Legacy scholarship honors slain former Marysville principal

Lynn Heimsoth, 58, was found fatally shot in her home west of Bellingham last December.

Lynn Heimsoth (Bellingham Public Schools)

Lynn Heimsoth (Bellingham Public Schools)

By Denver Pratt / The Bellingham Herald

BELLINGHAM — The family and friends of Lynn Heimsoth, the Sunnyland Elementary School principal who was fatally shot in her home along with her pets last December, have partnered with the Whatcom Community Foundation to establish a memorial scholarship in her honor.

Heimsoth is a former principal of Shoultes Elementary in Marysville.

The Lynn Heimsoth Memorial Scholarship will be awarded to a Bellingham School District student who is the first in their family to be accepted to attend a four-year college, according to Rachel Myers, philanthropic and program services director with the Whatcom Community Foundation.

Heimsoth’s brother, Jeff Fairman, said he initially had and solidified the idea for the scholarship with other family members and his sister’s coworkers in late spring.
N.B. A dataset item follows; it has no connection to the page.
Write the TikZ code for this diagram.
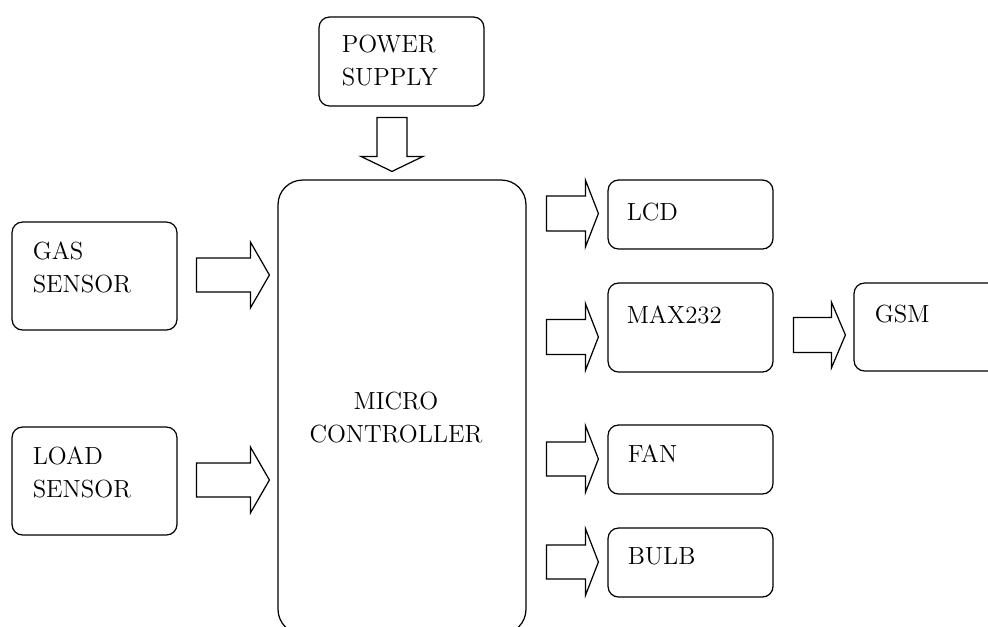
\documentclass[tikz,border=0pt]{standalone}
\usepackage{tikz}
\usetikzlibrary{positioning, calc}
\tikzset{
  box/.style={rectangle, draw=black, rounded corners=6pt,
    minimum width=3.3cm, inner sep=0pt, line width=0.7pt},
  mcubox/.style={rectangle, draw=black, rounded corners=14pt,
    minimum width=4.96cm, minimum height=9.08cm, inner sep=0pt, line width=0.7pt},
  lbl/.style={anchor=north west, inner sep=0pt, align=left,
    font=\fontsize{14.1}{18.8}\selectfont},
  fatarrow/.style={draw=black, fill=white, line width=0.7pt, line join=miter}
}
% block arrow pointing right: tail, tip, shaft half width, head half width, head length
\newcommand{\fatright}[5]{%
  \draw[fatarrow] ($(#1)+(0,#3)$) -- ($(#2)+(-#5,#3)$) -- ($(#2)+(-#5,#4)$) -- (#2)
    -- ($(#2)+(-#5,-#4)$) -- ($(#2)+(-#5,-#3)$) -- ($(#1)+(0,-#3)$) -- cycle;}
% block arrow pointing down
\newcommand{\fatdown}[5]{%
  \draw[fatarrow] ($(#1)+(#3,0)$) -- ($(#2)+(#3,-#5)$) -- ($(#2)+(#4,-#5)$) -- (#2)
    -- ($(#2)+(-#4,-#5)$) -- ($(#2)+(-#3,-#5)$) -- ($(#1)+(-#3,0)$) -- cycle;}

\begin{document}
\begin{tikzpicture}[x=0.02cm, y=-0.02cm]
  \useasboundingbox (0,0) rectangle (988,626);
  \clip (0,0) rectangle (988,626);

  % Blocks
  \node[box, minimum height=1.78cm] (power) at (401.5,61.5) {};
  \node[mcubox] (micro) at (402,407) {};
  \node[box, minimum height=2.16cm] (gas) at (94.5,276) {};
  \node[box, minimum height=2.16cm] (load) at (94.5,481) {};
  \node[box, minimum height=1.38cm] (lcd) at (690.5,214.5) {};
  \node[box, minimum height=1.78cm] (max) at (690.5,327.5) {};
  \node[box, minimum height=1.76cm] (gsm) at (936.5,327) {};
  \node[box, minimum height=1.38cm] (fan) at (690.5,459.5) {};
  \node[box, minimum height=1.38cm] (bulb) at (690.5,562.5) {};

  % Labels
  \node[lbl] (powertxt) at ($(power.north west)+(23,18)$) {POWER\\SUPPLY};
  \node[lbl, anchor=center, align=center] (microtxt) at ($(micro.center)+(-6,11)$) {MICRO\\CONTROLLER};
  \node[lbl] (gastxt) at ($(gas.north west)+(21,20)$) {GAS\\SENSOR};
  \node[lbl] (loadtxt) at ($(load.north west)+(21,20)$) {LOAD\\SENSOR};
  \node[lbl] (lcdtxt) at ($(lcd.north west)+(19,23)$) {LCD};
  \node[lbl] (maxtxt) at ($(max.north west)+(19,23)$) {MAX232};
  \node[lbl] (gsmtxt) at ($(gsm.north west)+(21,22)$) {GSM};
  \node[lbl] (fantxt) at ($(fan.north west)+(20,20)$) {FAN};
  \node[lbl] (bulbtxt) at ($(bulb.north west)+(20,20)$) {BULB};

  % Arrow ends
  \coordinate (power-tail) at ($(power.south)+(-9.5,11)$);
  \coordinate (power-tip) at ($(power-tail |- micro.north)+(0,-8)$);
  \coordinate (gas-tail) at ($(gas.east)+(19,-1)$);
  \coordinate (gas-tip) at ($(micro.west |- gas-tail)+(-8,0)$);
  \coordinate (load-tail) at ($(load.east)+(19,-1)$);
  \coordinate (load-tip) at ($(micro.west |- load-tail)+(-8,0)$);
  \coordinate (lcd-tip) at ($(lcd.west)+(-9,-1)$);
  \coordinate (lcd-tail) at ($(micro.east |- lcd-tip)+(20,0)$);
  \coordinate (max-tip) at ($(max.west)+(-9,9.5)$);
  \coordinate (max-tail) at ($(micro.east |- max-tip)+(20,0)$);
  \coordinate (gsm-tip) at ($(gsm.west)+(-8,8)$);
  \coordinate (gsm-tail) at ($(max.east |- gsm-tip)+(20,0)$);
  \coordinate (fan-tip) at ($(fan.west)+(-9,-0.5)$);
  \coordinate (fan-tail) at ($(micro.east |- fan-tip)+(20,0)$);
  \coordinate (bulb-tip) at ($(bulb.west)+(-9,-0.5)$);
  \coordinate (bulb-tail) at ($(micro.east |- bulb-tip)+(20,0)$);

  % Block arrows
  \fatdown{power-tail}{power-tip}{15}{31}{15}
  \fatright{gas-tail}{gas-tip}{17}{33}{19}
  \fatright{load-tail}{load-tip}{17}{33}{19}
  \fatright{lcd-tail}{lcd-tip}{17.5}{33.5}{13}
  \fatright{max-tail}{max-tip}{17.5}{33.5}{13}
  \fatright{gsm-tail}{gsm-tip}{17.5}{33}{14}
  \fatright{fan-tail}{fan-tip}{17}{33.5}{13}
  \fatright{bulb-tail}{bulb-tip}{17}{33.5}{13}
\end{tikzpicture}
\end{document}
Fairman said he did the founding donation for the scholarship a little more than a month ago.

The family wanted to set up something that exemplified the way Heimsoth lived her life and that honored the things she felt were important, Fairman said. He said this was their way to set up “kind of a legacy” for her. Fairman said his sister lived her life by making “sure there were opportunities available” for others, including for her students.

“It’s a real continuation of how she lived her life, sort of how she contributed to the community,” Fairman said.

Myers, with the Whatcom Community Foundation, said the partnership with Heimsoth’s family was a great fit because the scholarship is focused on helping first-generation college students and is in line with the foundation’s focus on equity, opportunity and inclusion. Myers said they were honored to be able to help a family remember a loved one in this way.

Myers said the inaugural scholarship is $1,000. She said the family is leaving the door open to increasing the monetary amount as the scholarship fund grows. Myers said the scholarship fund currently has about $2,500 available, which has been provided mostly by Heimsoth’s family.

Anyone can donate to the scholarship fund by going to the website created by Lynn Heimsoth’s family and clicking the donate button, the community foundation’s website, or they can send cash, check or stocks to the foundation. Because the foundation is a nonprofit, it is tax deductible, Myers said.

The foundation offers more than 100 local scholarships, and the application process for the scholarships for students will open in February, Myers said. Recipients for the scholarships, including the one honoring Lynn Heimsoth, will be announced sometime in May 2021, Myers said.

Fairman said his sister believed in every student having a chance, no matter what their background or situation was in life. Fairman said Heimsoth also dedicated a lot of time to her students with her therapy dog, Sukha, who was also fatally shot, but that there wasn’t a clear path to support something like that, so the family settled on the scholarship idea.

“We thought that this was very appropriate and something that she would be proud to have in her memory,” Fairman said.

Fairman said it was an important part of the healing process to be able to do something positive. He said he wants his sister to be remembered “as a kind and caring person who really saw the best in others, rather than being remembered by the tragic way she left us.”

Heimsoth, 58, was found fatally shot in her home west of Bellingham on Dec. 26. Her therapy dog, Sukha — who attended school with her — and a cat were also found fatally shot. Her death was ruled a homicide on Dec. 27. She had been the principal at Sunnyland Elementary since July 2017.

Heimsoth’s husband, Kevin Heimsoth, is charged with premeditated first-degree murder and two counts of first-degree animal cruelty for the death of his wife and their pets, according to Whatcom County Superior Court records.

Kevin Heimsoth’s criminal case was put on hold in early February while he attempted to recover from self-inflicted gunshot wounds. Kevin Heimsoth allegedly shot himself twice in the head after allegedly shooting and killing his wife and their pets.

Court proceedings in Kevin Heimsoth’s case were delayed until his competency to stand trial is considered. The court is expected to hear a motion for dismissal and civil commitment in the case, meaning he would go to a state psychiatric hospital for treatment, on Monday, Nov. 23.